◆ Source records ◆
──────────

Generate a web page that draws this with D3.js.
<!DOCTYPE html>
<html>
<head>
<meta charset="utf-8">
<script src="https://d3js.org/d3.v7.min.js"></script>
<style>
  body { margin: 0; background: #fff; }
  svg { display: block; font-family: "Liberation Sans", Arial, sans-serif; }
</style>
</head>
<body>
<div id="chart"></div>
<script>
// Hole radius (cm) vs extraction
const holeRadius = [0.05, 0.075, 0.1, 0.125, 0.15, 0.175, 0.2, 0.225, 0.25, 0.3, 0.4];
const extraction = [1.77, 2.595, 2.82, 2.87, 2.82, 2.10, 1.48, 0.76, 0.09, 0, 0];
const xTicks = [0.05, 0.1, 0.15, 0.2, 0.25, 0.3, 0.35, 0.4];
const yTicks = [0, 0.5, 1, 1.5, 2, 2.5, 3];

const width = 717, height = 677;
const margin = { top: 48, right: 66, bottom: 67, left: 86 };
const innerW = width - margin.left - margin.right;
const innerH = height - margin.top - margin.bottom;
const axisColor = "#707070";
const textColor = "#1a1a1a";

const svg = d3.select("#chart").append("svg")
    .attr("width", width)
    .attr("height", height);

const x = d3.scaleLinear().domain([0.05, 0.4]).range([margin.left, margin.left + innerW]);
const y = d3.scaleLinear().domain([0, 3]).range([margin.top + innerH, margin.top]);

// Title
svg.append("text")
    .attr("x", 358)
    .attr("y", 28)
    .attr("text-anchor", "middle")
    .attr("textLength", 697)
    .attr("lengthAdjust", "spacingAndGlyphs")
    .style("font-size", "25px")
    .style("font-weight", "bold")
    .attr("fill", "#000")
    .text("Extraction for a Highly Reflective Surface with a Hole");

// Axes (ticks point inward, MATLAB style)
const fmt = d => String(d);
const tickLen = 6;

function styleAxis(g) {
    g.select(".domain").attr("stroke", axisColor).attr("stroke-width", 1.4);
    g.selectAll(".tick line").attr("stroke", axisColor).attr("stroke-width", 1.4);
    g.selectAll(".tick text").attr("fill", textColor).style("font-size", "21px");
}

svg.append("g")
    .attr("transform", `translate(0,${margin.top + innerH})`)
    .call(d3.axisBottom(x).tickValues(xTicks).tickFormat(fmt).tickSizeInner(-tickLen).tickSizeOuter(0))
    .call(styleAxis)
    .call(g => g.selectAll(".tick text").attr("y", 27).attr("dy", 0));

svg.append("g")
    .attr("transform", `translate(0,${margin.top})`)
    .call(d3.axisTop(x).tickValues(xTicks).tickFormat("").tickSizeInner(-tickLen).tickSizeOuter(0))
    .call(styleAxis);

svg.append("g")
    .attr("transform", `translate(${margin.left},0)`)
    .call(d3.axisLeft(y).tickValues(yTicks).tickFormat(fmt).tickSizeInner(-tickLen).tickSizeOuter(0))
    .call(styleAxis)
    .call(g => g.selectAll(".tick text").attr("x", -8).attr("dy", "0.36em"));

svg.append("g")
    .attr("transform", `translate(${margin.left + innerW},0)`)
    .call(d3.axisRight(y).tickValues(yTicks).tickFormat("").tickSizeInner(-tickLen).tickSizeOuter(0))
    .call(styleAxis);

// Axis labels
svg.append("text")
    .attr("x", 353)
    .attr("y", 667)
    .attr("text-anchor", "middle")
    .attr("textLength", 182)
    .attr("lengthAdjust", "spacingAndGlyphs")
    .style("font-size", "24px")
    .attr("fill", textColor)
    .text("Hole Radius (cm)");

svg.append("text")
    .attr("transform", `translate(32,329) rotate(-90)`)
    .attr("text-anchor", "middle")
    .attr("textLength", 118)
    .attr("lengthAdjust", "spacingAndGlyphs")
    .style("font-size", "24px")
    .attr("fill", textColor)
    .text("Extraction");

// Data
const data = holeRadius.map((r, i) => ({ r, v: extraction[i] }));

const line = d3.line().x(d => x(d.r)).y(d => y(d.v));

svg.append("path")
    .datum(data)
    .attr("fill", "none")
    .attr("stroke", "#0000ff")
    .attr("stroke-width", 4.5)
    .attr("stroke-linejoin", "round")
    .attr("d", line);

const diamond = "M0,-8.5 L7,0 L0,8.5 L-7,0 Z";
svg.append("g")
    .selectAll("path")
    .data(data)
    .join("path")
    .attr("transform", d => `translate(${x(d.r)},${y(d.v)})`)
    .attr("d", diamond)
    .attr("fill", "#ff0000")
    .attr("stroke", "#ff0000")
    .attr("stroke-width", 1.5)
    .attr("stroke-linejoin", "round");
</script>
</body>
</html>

──────────

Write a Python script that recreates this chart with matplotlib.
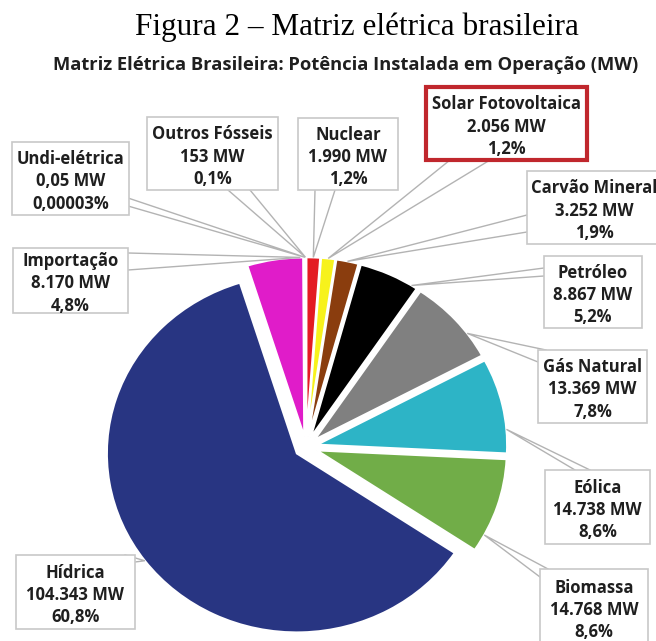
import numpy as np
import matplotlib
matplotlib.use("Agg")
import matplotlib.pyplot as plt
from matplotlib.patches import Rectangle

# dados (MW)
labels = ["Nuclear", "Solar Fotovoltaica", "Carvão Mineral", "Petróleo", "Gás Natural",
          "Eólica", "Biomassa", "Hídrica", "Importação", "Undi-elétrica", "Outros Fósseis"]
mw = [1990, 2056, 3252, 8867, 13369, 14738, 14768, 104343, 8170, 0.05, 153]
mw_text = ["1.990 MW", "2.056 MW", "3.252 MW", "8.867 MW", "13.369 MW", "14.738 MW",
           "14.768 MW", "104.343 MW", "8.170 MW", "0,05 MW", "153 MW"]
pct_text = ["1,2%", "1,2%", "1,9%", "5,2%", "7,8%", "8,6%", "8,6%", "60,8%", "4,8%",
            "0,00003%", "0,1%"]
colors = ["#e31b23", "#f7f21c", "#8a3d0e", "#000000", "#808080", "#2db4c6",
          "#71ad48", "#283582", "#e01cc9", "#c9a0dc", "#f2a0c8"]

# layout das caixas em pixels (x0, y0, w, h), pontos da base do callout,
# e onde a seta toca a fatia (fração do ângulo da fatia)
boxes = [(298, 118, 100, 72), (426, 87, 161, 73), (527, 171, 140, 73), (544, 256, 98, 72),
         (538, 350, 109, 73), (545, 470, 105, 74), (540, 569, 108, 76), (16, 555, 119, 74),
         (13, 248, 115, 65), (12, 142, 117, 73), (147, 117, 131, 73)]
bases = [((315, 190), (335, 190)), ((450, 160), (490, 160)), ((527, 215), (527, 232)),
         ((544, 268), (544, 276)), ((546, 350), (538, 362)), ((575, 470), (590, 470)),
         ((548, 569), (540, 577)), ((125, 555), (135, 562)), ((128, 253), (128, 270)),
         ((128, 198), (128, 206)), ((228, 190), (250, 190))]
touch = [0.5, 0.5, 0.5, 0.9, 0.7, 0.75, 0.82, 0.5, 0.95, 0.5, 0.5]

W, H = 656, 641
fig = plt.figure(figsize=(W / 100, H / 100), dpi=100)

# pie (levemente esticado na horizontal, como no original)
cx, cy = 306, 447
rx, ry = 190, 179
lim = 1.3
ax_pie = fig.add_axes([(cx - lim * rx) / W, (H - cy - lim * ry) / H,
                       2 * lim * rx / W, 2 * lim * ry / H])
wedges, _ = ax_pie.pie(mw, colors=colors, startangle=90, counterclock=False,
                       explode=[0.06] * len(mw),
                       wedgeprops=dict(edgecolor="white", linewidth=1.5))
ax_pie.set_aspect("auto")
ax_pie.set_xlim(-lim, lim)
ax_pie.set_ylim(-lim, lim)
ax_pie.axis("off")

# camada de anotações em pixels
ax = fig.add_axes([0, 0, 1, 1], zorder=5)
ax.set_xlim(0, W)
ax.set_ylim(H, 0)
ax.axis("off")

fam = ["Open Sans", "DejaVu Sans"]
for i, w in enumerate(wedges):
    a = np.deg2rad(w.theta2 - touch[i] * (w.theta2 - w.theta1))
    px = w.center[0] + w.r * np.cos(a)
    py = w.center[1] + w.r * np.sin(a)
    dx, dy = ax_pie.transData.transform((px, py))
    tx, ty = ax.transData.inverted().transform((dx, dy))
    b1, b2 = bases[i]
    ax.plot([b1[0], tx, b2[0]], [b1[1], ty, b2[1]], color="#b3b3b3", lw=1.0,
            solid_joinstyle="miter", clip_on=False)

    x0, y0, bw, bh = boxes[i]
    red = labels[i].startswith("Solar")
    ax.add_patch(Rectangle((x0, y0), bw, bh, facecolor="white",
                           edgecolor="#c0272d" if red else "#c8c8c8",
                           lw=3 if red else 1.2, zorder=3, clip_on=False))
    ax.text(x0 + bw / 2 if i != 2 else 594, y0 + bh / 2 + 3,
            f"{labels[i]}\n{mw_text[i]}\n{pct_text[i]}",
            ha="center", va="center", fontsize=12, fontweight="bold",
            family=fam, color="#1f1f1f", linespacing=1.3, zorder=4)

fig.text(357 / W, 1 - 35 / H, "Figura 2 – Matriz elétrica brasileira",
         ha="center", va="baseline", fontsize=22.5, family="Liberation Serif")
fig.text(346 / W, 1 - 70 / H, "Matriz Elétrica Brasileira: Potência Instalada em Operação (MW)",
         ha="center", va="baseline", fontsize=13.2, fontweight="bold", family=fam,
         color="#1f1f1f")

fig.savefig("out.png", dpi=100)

──────────

◆ EXERCISE AIM ◆
Out of the records above, set down only the lines from the one that contains "Write a Python" through the one that contains "from matplotlib.patches import Rectangle", unchanged and without the pictures.

◆ COMPLETED TASK ◆
Write a Python script that recreates this chart with matplotlib.
import numpy as np
import matplotlib
matplotlib.use("Agg")
import matplotlib.pyplot as plt
from matplotlib.patches import Rectangle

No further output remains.